= BRIEF =
Reproduce exactly, with no pictures, each line from the opening of the material down through the line containing "from bokeh.resources import INLINE".
•••
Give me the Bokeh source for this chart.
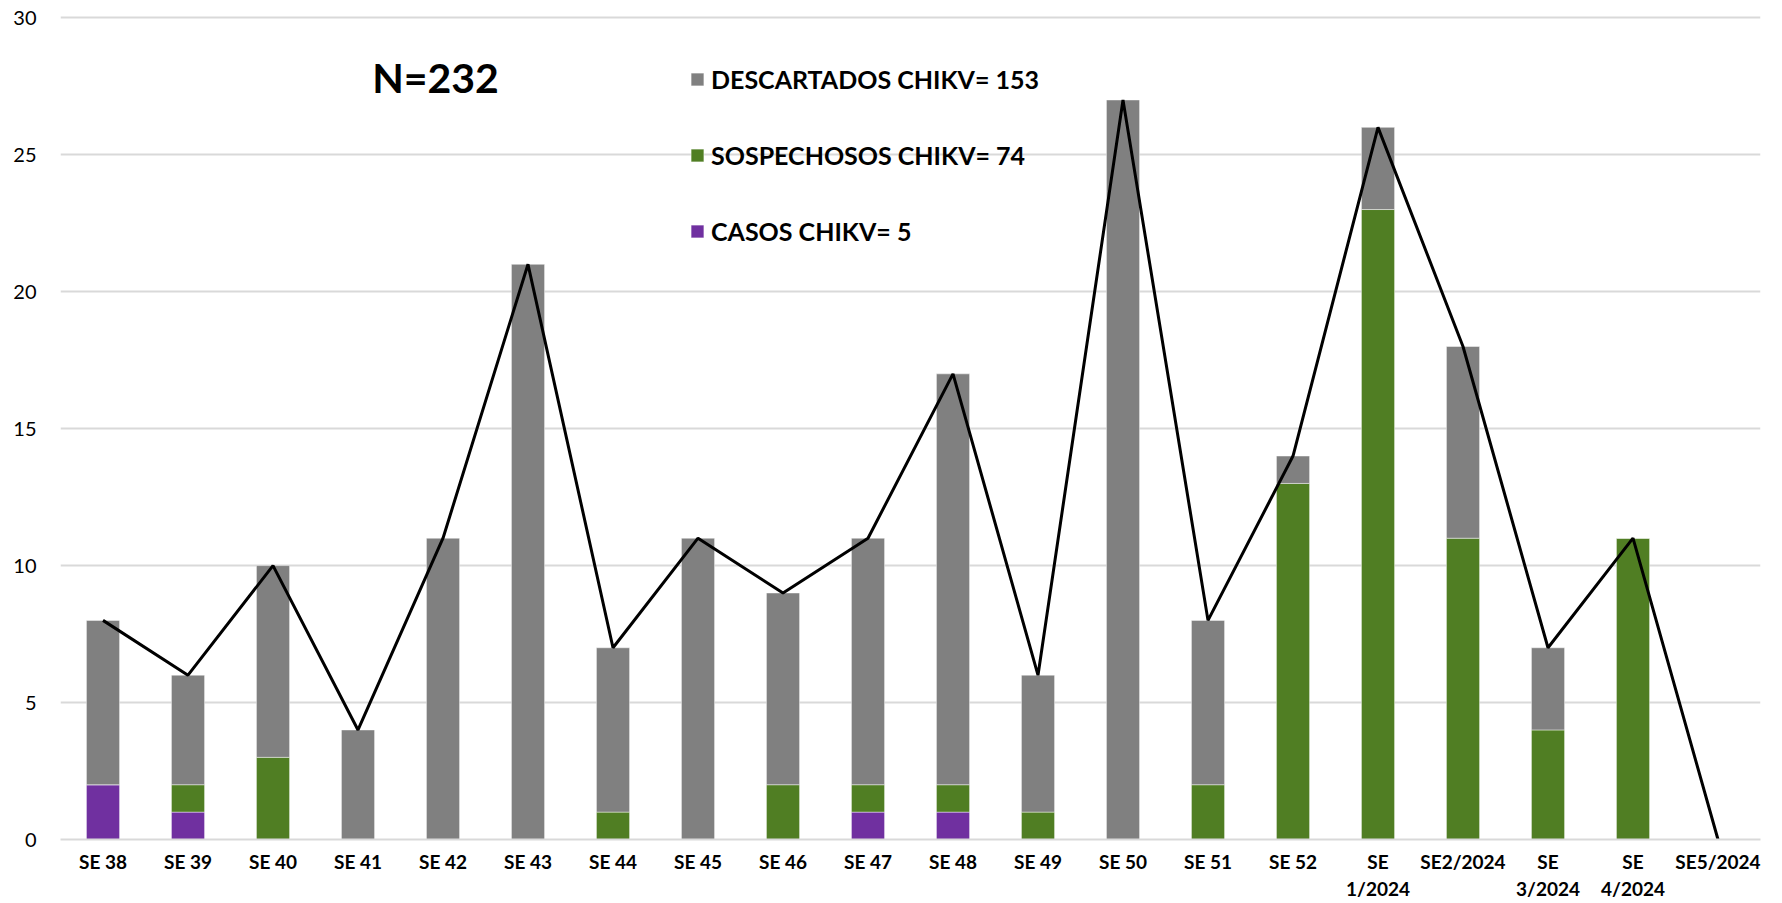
from bokeh.plotting import figure
from bokeh.models import (ColumnDataSource, Legend, LegendItem, Label, FixedTicker,
                          Range1d)
from bokeh.embed import file_html
from bokeh.resources import INLINE

# ---- data ----
weeks = ["SE 38", "SE 39", "SE 40", "SE 41", "SE 42", "SE 43", "SE 44", "SE 45",
         "SE 46", "SE 47", "SE 48", "SE 49", "SE 50", "SE 51", "SE 52",
         "SE\n1/2024", "SE2/2024", "SE\n3/2024", "SE\n4/2024", "SE5/2024"]
casos = [2, 1, 0, 0, 0, 0, 0, 0, 0, 1, 1, 0, 0, 0, 0, 0, 0, 0, 0, 0]
sospechosos = [0, 1, 3, 0, 0, 0, 1, 0, 2, 1, 1, 1, 0, 2, 13, 23, 11, 4, 11, 0]
descartados = [6, 4, 7, 4, 11, 21, 6, 11, 7, 9, 15, 5, 27, 6, 1, 3, 7, 3, 0, 0]
legend_labels = ["DESCARTADOS CHIKV= 153", "SOSPECHOSOS CHIKV= 74", "CASOS CHIKV= 5"]
n_label = "N=232"
y_ticks = [0, 5, 10, 15, 20, 25, 30]

x = list(range(len(weeks)))
total = [a + b + c for a, b, c in zip(casos, sospechosos, descartados)]

src = ColumnDataSource(dict(x=x, casos=casos, sosp=sospechosos, desc=descartados,
                            total=total))

GRAY = "#808080"
GREEN = "#507E23"
PURPLE = "#7030A0"
FONT = "Lato"

p = figure(width=1782, height=903, output_backend="svg", toolbar_location=None,
           x_range=Range1d(-0.5, len(weeks) - 0.5), y_range=Range1d(0, 30.12),
           min_border_left=60, min_border_right=22, min_border_top=14,
           min_border_bottom=63)
p.outline_line_color = None

r = p.vbar_stack(["casos", "sosp", "desc"], x="x", width=0.39, source=src,
                 color=[PURPLE, GREEN, GRAY], line_color="white", line_alpha=0.45,
                 line_width=1)
p.line("x", "total", source=src, line_color="black", line_width=3)

# axes
p.xaxis.ticker = FixedTicker(ticks=x)
p.xaxis.major_label_overrides = {i: w for i, w in enumerate(weeks)}
p.xaxis.major_label_text_font = FONT
p.xaxis.major_label_text_font_style = "bold"
p.xaxis.major_label_text_font_size = "19px"
p.xaxis.major_label_text_color = "black"
p.xaxis.major_label_standoff = 4
p.xaxis.major_tick_line_color = None
p.xaxis.minor_tick_line_color = None
p.xaxis.axis_line_color = "#D9D9D9"
p.xaxis.axis_line_width = 2

p.yaxis.ticker = FixedTicker(ticks=y_ticks)
p.yaxis.major_label_text_font = FONT
p.yaxis.major_label_text_font_size = "20px"
p.yaxis.major_label_text_color = "black"
p.yaxis.major_label_standoff = 18
p.yaxis.major_tick_line_color = None
p.yaxis.minor_tick_line_color = None
p.yaxis.axis_line_color = None

p.xgrid.grid_line_color = None
p.ygrid.grid_line_color = "#D9D9D9"
p.ygrid.grid_line_width = 2

# legend
items = [LegendItem(label=legend_labels[0], renderers=[r[2]]),
         LegendItem(label=legend_labels[1], renderers=[r[1]]),
         LegendItem(label=legend_labels[2], renderers=[r[0]])]
legend = Legend(items=items, location=(619, 583), orientation="vertical",
                glyph_width=16, glyph_height=16, label_standoff=6,
                spacing=46, padding=10, margin=0,
                label_text_font=FONT, label_text_font_style="bold",
                label_text_font_size="25px", label_text_color="black",
                border_line_alpha=0, background_fill_alpha=0)
p.add_layout(legend, "center")

p.add_layout(Label(x=375, y=762, x_units="screen", y_units="screen", text=n_label,
                   text_font=FONT, text_font_style="bold", text_font_size="41px",
                   text_align="center", text_baseline="middle", text_color="black"))

open("out.html", "w").write(file_html(p, INLINE))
•••
= THE RESULT =
Give me the Bokeh source for this chart.
from bokeh.plotting import figure
from bokeh.models import (ColumnDataSource, Legend, LegendItem, Label, FixedTicker,
                          Range1d)
from bokeh.embed import file_html
from bokeh.resources import INLINE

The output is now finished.